Капицы возвращались с Дальнего Востока в два приема. Первой приехала Надя, остальные, закончив дела, через год. Поэтому Надя целый год жила у бабушки, у мамы тети Жени. Мамы Андрея Петровича и тети Жени вместе учились в Петрограде в Институте благородных девиц. Только были совсем разными. Анна Алексеевна учила нас всех, без разбору кто чей, правильно складывать ручки и ножки и делать реверанс: „Девочки, надо правильно делать реверанс. Сделаете правильно, я угощу вас вкусным английским печеньем!“ — И все тренируются. Лет до пятнадцати я уже знала, что делать с вилками, ножами и ложками, если их выдают сразу по восемнадцать штук. Причем все, кто попадал в эту семью, обязаны были выучить эту науку. А у Александры Ивановны, мамы Евгении Александровны, жили две кошки, две собаки, два попугая — один белый, другой зеленый — было жуткое количество кактусов, и она курила „Беломор“. Бабу Алю я знала очень недолго, но никогда в жизни не забуду! У нее, по-моему, даже растения дружили. Заходишь в ее дом в первый раз и понимаешь, что надо снять обувь, хотя тебе говорят: „Не снимайте!“ Еще не успеваешь толком оглядеться, а уже не хочется уходить! Мокрые ноги переодевались у всех, вообще у всех, и выдавались новые шерстяные носки. А на батарее, помню, все время сушились наши. А еще она была остроумная — не то слово. Ядовито-остроумная. Думаю, Андрей Петрович даже слегка побаивался ее за острый язык.

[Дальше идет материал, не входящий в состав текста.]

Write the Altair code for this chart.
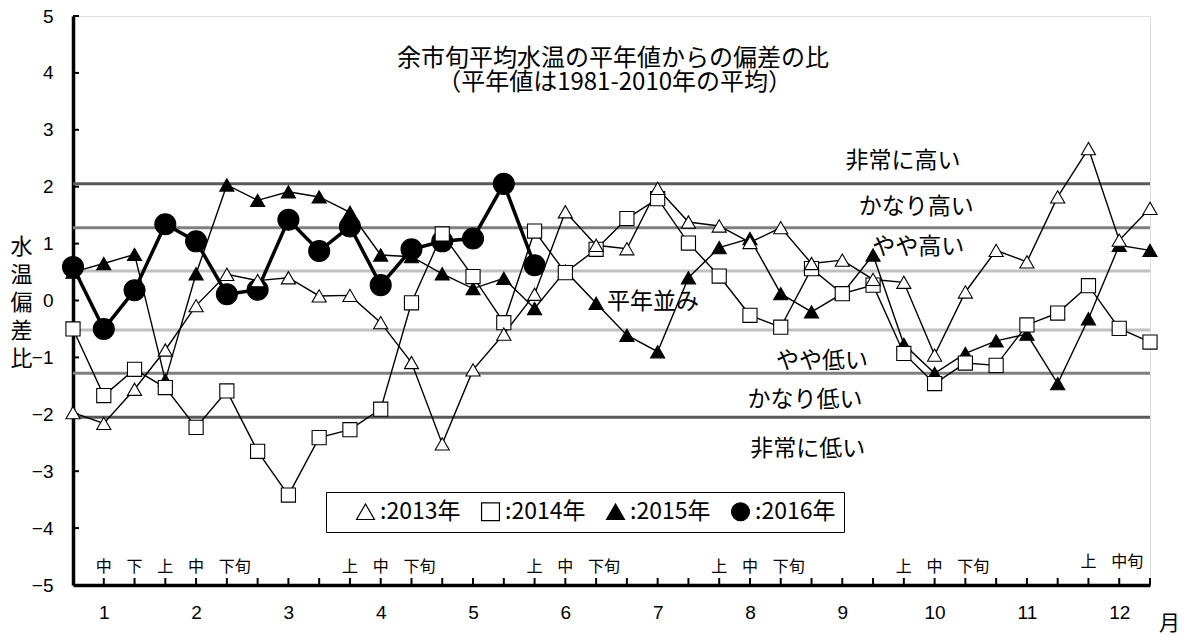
import altair as alt
import pandas as pd

years = ["2013", "2014", "2015", "2016"]
dekad_index = list(range(36))

y2013 = [-1.97, -2.16, -1.56, -0.87, -0.09, 0.46, 0.35, 0.40, 0.08, 0.09, -0.39, -1.09,
         -2.52, -1.22, -0.59, 0.11, 1.56, 0.97, 0.91, 1.97, 1.38, 1.31, 1.02, 1.28,
         0.65, 0.71, 0.37, 0.32, -0.96, 0.15, 0.88, 0.68, 1.82, 2.67, 1.06, 1.62]
y2014 = [-0.50, -1.67, -1.21, -1.53, -2.23, -1.59, -2.65, -3.42, -2.41, -2.27, -1.91, -0.04,
         1.17, 0.42, -0.39, 1.22, 0.49, 0.90, 1.44, 1.79, 1.01, 0.43, -0.26, -0.47,
         0.56, 0.12, 0.27, -0.93, -1.46, -1.10, -1.14, -0.43, -0.22, 0.26, -0.49, -0.73]
y2015 = [0.50, 0.65, 0.81, -1.40, 0.47, 2.03, 1.76, 1.91, 1.82, 1.55, 0.80, 0.77,
         0.47, 0.21, 0.39, -0.14, 0.52, -0.05, -0.61, -0.90, 0.40, 0.93, 1.09, 0.12,
         -0.20, 0.12, 0.80, -0.77, -1.28, -0.93, -0.71, -0.59, -1.46, -0.32, 0.97, 0.88]
y2016 = [0.59, -0.50, 0.18, 1.34, 1.04, 0.11, 0.19, 1.42, 0.87, 1.30, 0.27, 0.90,
         1.04, 1.09, 2.05, 0.62]

series = [y2013, y2014, y2015, y2016]
draw_rank = [3, 2, 1, 0]

month_ticks = [1, 4, 7, 10, 13, 16, 19, 22, 25, 28, 31, 34]
y_ticks = [-5, -4, -3, -2, -1, 0, 1, 2, 3, 4, 5]
x_minor = list(range(1, 36))

thresholds = [2.05, 1.28, 0.52, -0.52, -1.28, -2.05]
threshold_level = ["a", "b", "c", "c", "b", "a"]

band_text = ["非常に高い", "かなり高い", "やや高い", "平年並み", "やや低い", "かなり低い", "非常に低い"]
band_i = [26.97, 27.40, 27.47, 18.85, 24.34, 23.79, 23.88]
band_v = [2.46, 1.64, 0.94, -0.03, -1.07, -1.75, -2.61]

title_text = ["余市旬平均水温の平年値からの偏差の比", "（平年値は1981-2010年の平均）"]
title_i = [17.55, 17.6]
title_v = [4.25, 3.83]

dek_i = [1, 2, 3, 4, 5, 9, 10, 11, 15, 16, 17, 21, 22, 23, 27, 28, 29, 33, 34]
dek_text = ["中", "下", "上", "中", "下旬", "上", "中", "下旬", "上", "中", "下旬",
            "上", "中", "下旬", "上", "中", "下旬", "上", "中旬"]
dek_v = [-4.68] * 17 + [-4.60, -4.60]

JP = "Noto Sans CJK JP"
NUM = "Liberation Sans"

rows = []
for yr, vals, rk in zip(years, series, draw_rank):
    for i, v in zip(dekad_index, vals):
        rows.append({"year": yr, "i": i, "v": v, "z": rk})
df = pd.DataFrame(rows)
df_thin = df[df["year"] != "2016"]
df_bold = df[df["year"] == "2016"]

df_thr = pd.DataFrame({"v": thresholds, "lvl": threshold_level})
df_band = pd.DataFrame({"t": band_text, "i": band_i, "v": band_v})
df_title = pd.DataFrame({"t": title_text, "i": title_i, "v": title_v})
df_dek = pd.DataFrame({"t": dek_text, "i": dek_i, "v": dek_v})
df_xt = pd.DataFrame({"i": x_minor})
df_yt = pd.DataFrame({"v": y_ticks})

xscale = alt.Scale(domain=[0, 35], nice=False, zero=False)
yscale = alt.Scale(domain=[-5, 5], nice=False, zero=False)

xaxis = alt.Axis(values=month_ticks, labelExpr="format((datum.value - 1) / 3 + 1, 'd')",
                 title="月", titleX=1096, titleY=44, titleAlign="center",
                 titleBaseline="alphabetic", titleFont=JP, titleFontSize=21,
                 titleFontWeight="normal", titleColor="black",
                 labelFont=NUM, labelFontSize=19, labelColor="black", labelPadding=18,
                 labelFlush=False, labelOverlap=False,
                 ticks=False, tickSize=0, grid=False, domainColor="black", domainWidth=3.5)
yaxis = alt.Axis(values=y_ticks, title=["水", "温", "偏", "差", "比"], titleAngle=0,
                 titleX=-52, titleY=237, titleAlign="center", titleBaseline="alphabetic",
                 titleFont=JP, titleFontSize=22, titleFontWeight="normal", titleColor="black",
                 titleLineHeight=28,
                 labelFont=NUM, labelFontSize=19, labelColor="black", labelPadding=20,
                 labelFlush=False, labelOverlap=False,
                 ticks=False, tickSize=0, grid=False, domainColor="black", domainWidth=3.5)

X = alt.X("i:Q", scale=xscale, axis=xaxis)
Y = alt.Y("v:Q", scale=yscale, axis=yaxis)

legend = alt.Legend(title=" ", titleOrient="left", titleFontSize=6, titlePadding=20,
                    orient="none", legendX=253, legendY=476, direction="horizontal",
                    labelExpr="':' + datum.label + '年'", strokeColor="black", fillColor="white",
                    padding=8, symbolSize=320, symbolStrokeWidth=1.2,
                    labelFont=JP, labelFontSize=23, labelColor="black", labelOffset=3,
                    columnPadding=18)

shape_enc = alt.Shape("year:N", scale=alt.Scale(domain=years,
                                                range=["triangle-up", "square", "triangle-up", "circle"]),
                      legend=legend)
fill_enc = alt.Fill("year:N", scale=alt.Scale(domain=years, range=["white", "white", "black", "black"]),
                    legend=legend)
stroke_enc = alt.Stroke("year:N", scale=alt.Scale(domain=years, range=["black", "black", "black", "black"]),
                        legend=legend)

thr = alt.Chart(df_thr).mark_rule(strokeWidth=3).encode(
    y=Y,
    color=alt.Color("lvl:N", scale=alt.Scale(domain=["a", "b", "c"],
                                             range=["#595959", "#7f7f7f", "#c0c0c0"]),
                    legend=None),
)

xt = alt.Chart(df_xt).mark_rule(color="black", strokeWidth=2).encode(
    x=X, y=alt.value(569), y2=alt.value(562))
yt = alt.Chart(df_yt).mark_rule(color="black", strokeWidth=2).encode(
    y=Y, x=alt.value(0), x2=alt.value(6))

line_bold = alt.Chart(df_bold).mark_line(color="black", strokeWidth=3.5).encode(
    x=X, y=Y, detail="year:N", order="i:Q")
pts_bold = alt.Chart(df_bold).mark_point(filled=True, strokeWidth=1.1, opacity=1,
                                         size=440).encode(x=X, y=Y, shape=shape_enc, fill=fill_enc,
                                                          stroke=stroke_enc)
line_thin = alt.Chart(df_thin).mark_line(color="black", strokeWidth=1.4).encode(
    x=X, y=Y, detail="year:N", order="i:Q")
pts_thin = alt.Chart(df_thin).mark_point(filled=True, strokeWidth=1.1, opacity=1,
                                         size=200).encode(
    x=X, y=Y, shape=shape_enc, fill=fill_enc, stroke=stroke_enc, order=alt.Order("z:Q"))

band = alt.Chart(df_band).mark_text(font=JP, fontSize=23, color="black", baseline="middle",
                                    align="center").encode(x=X, y=Y, text="t:N")
ttl = alt.Chart(df_title).mark_text(font=JP, fontSize=24, color="black", baseline="middle",
                                    align="center").encode(x=X, y=Y, text="t:N")
dek = alt.Chart(df_dek).mark_text(font=JP, fontSize=16, color="black", baseline="middle",
                                  align="left", dx=-8).encode(x=X, y=Y, text="t:N")

chart = alt.layer(thr, xt, yt, line_bold, pts_bold, line_thin, pts_thin, band, ttl, dek).properties(
    width=1077, height=569,
    padding={"left": 65, "top": 8, "right": 30, "bottom": 50},
    autosize=alt.AutoSizeParams(type="none"),
).configure_view(stroke="black", strokeWidth=2.5).configure(background="white")

chart.save("out.html", embed_options={"renderer": "svg", "actions": False})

С ножами и вилками у Андрея Петровича и тети Жени было попроще, чем у Петра Леонидовича и Анны Алексеевны. Вилка, ложка и нож подавались всегда, и пользоваться ими нужно было прямо с ясель. Но у них был несколько другой подход, все-таки эпоха дефицита.
Характер дома, конечно, задавал Андрей Петрович, а вот настроение — тетя Женя. Человеком она была веселым и легким. Для меня она была все-таки тетя Женя, а он — Андрей Петрович. „Дядей Андреем“ он не был ни для кого и никогда.
У Андрея Петровича была великолепная память, цитата всегда к месту и грубоватый, но очень смешной анекдот, тоже к месту всегда. Поэтому, когда за столом собиралась большая компания, Андрей Петрович царил. Рассказы его были полны юмора и очень живые. Он рассказывал — сразу возникала картинка. Тетя Женя не стремилась рассказывать анекдоты, но с удовольствием слушала и смеялась. Английских баллад за столом не пели. Пели экспедиционное, Городницкого, Визбора, „Чайничек с крышечкой“ помню — ну, то же, что и во время застольев у моего отца. Насчет того, как Андрей Петрович пел — рот, помню, вместе со всеми открывал. Правда, со слухом у него было не очень. Но он никогда и не перекрикивал компанию — наверное, об этом знал.